━━ Data extract

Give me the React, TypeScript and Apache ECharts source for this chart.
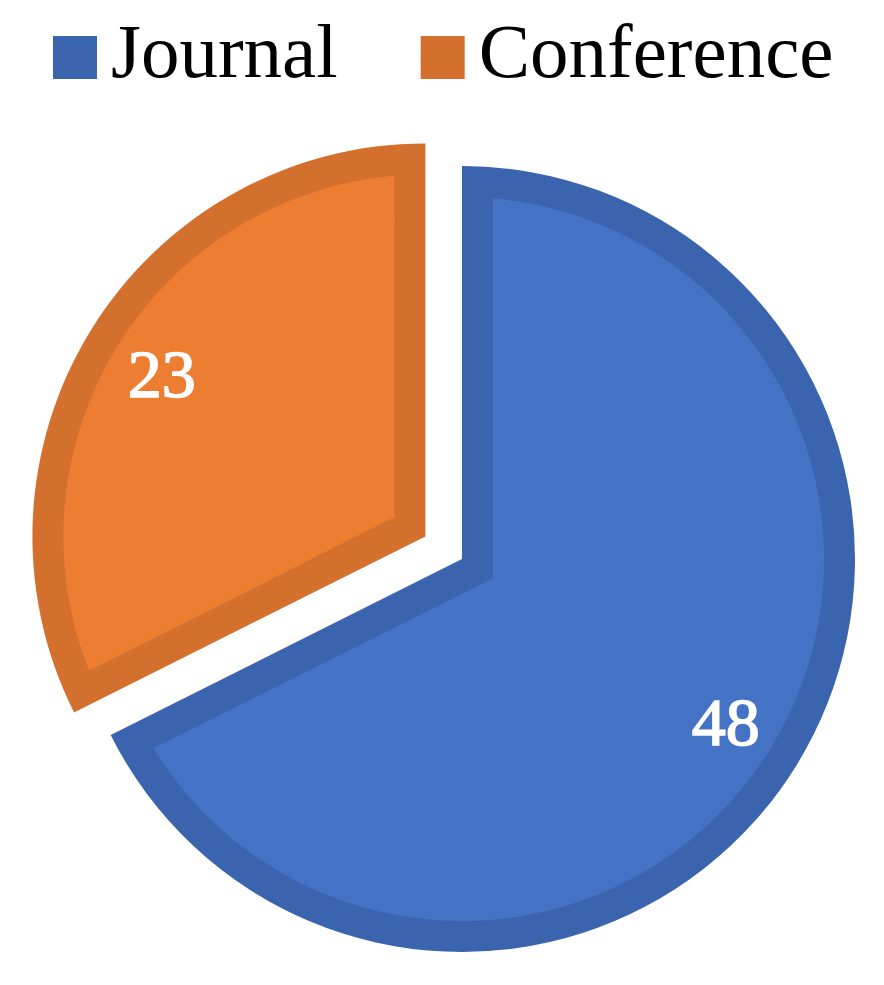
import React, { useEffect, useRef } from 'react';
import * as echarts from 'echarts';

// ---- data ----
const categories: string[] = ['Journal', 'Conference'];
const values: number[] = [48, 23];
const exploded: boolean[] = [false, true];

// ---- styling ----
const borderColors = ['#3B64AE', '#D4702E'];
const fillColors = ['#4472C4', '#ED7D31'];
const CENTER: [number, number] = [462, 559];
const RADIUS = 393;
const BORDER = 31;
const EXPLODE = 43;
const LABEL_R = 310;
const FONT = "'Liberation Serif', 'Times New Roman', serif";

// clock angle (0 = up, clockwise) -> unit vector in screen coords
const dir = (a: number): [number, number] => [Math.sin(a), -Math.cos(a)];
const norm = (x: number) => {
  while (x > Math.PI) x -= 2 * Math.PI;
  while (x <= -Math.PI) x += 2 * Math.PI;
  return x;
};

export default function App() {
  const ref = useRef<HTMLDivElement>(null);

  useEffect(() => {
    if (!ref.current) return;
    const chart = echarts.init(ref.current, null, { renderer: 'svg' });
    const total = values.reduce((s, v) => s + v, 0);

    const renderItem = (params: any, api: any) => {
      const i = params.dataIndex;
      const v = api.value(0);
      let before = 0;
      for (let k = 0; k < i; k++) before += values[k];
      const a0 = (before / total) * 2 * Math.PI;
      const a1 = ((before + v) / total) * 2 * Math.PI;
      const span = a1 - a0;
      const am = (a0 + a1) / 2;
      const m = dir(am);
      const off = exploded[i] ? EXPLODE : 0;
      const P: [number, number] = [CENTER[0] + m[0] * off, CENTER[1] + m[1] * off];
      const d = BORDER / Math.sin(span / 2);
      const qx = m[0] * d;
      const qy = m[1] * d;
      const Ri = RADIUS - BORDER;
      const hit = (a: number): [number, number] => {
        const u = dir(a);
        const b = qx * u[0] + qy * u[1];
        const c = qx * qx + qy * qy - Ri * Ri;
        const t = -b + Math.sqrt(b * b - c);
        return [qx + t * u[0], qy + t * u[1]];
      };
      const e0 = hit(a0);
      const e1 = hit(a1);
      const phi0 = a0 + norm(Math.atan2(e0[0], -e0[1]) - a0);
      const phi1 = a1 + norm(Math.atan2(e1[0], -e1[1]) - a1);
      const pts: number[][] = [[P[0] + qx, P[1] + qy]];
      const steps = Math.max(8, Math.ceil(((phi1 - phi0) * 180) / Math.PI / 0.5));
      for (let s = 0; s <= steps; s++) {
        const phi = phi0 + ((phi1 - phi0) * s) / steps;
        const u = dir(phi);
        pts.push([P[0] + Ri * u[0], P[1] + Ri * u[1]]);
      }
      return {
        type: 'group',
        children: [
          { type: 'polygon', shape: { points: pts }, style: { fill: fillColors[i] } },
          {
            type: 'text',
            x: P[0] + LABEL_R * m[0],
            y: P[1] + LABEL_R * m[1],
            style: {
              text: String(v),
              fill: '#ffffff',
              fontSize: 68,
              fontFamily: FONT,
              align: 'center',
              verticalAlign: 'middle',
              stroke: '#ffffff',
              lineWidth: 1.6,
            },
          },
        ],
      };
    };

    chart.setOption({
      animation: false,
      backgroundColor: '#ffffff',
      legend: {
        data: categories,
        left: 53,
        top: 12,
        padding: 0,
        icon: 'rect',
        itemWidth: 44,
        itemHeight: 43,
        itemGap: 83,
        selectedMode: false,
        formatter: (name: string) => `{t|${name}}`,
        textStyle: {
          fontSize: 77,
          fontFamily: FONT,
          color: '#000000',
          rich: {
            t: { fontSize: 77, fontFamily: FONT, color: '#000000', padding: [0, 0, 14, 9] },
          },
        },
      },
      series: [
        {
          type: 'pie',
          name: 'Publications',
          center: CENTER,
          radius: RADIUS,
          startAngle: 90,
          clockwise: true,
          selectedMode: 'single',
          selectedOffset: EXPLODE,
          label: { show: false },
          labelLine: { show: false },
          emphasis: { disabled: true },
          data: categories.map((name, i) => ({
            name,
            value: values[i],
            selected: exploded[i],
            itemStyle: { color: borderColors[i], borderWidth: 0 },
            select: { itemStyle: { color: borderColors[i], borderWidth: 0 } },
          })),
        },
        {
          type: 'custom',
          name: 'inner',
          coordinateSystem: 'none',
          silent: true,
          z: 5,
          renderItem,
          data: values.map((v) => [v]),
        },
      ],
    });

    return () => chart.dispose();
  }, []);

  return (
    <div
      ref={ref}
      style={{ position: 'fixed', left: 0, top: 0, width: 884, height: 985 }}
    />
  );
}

━━━━

▶ **What needs to be done**: Everything from the first line of the listing above through the line that contains "const exploded: boolean[] = [false, true];" is to be restated word for word, minus the pictures.

▶ **Exercise result**:
Give me the React, TypeScript and Apache ECharts source for this chart.
import React, { useEffect, useRef } from 'react';
import * as echarts from 'echarts';

// ---- data ----
const categories: string[] = ['Journal', 'Conference'];
const values: number[] = [48, 23];
const exploded: boolean[] = [false, true];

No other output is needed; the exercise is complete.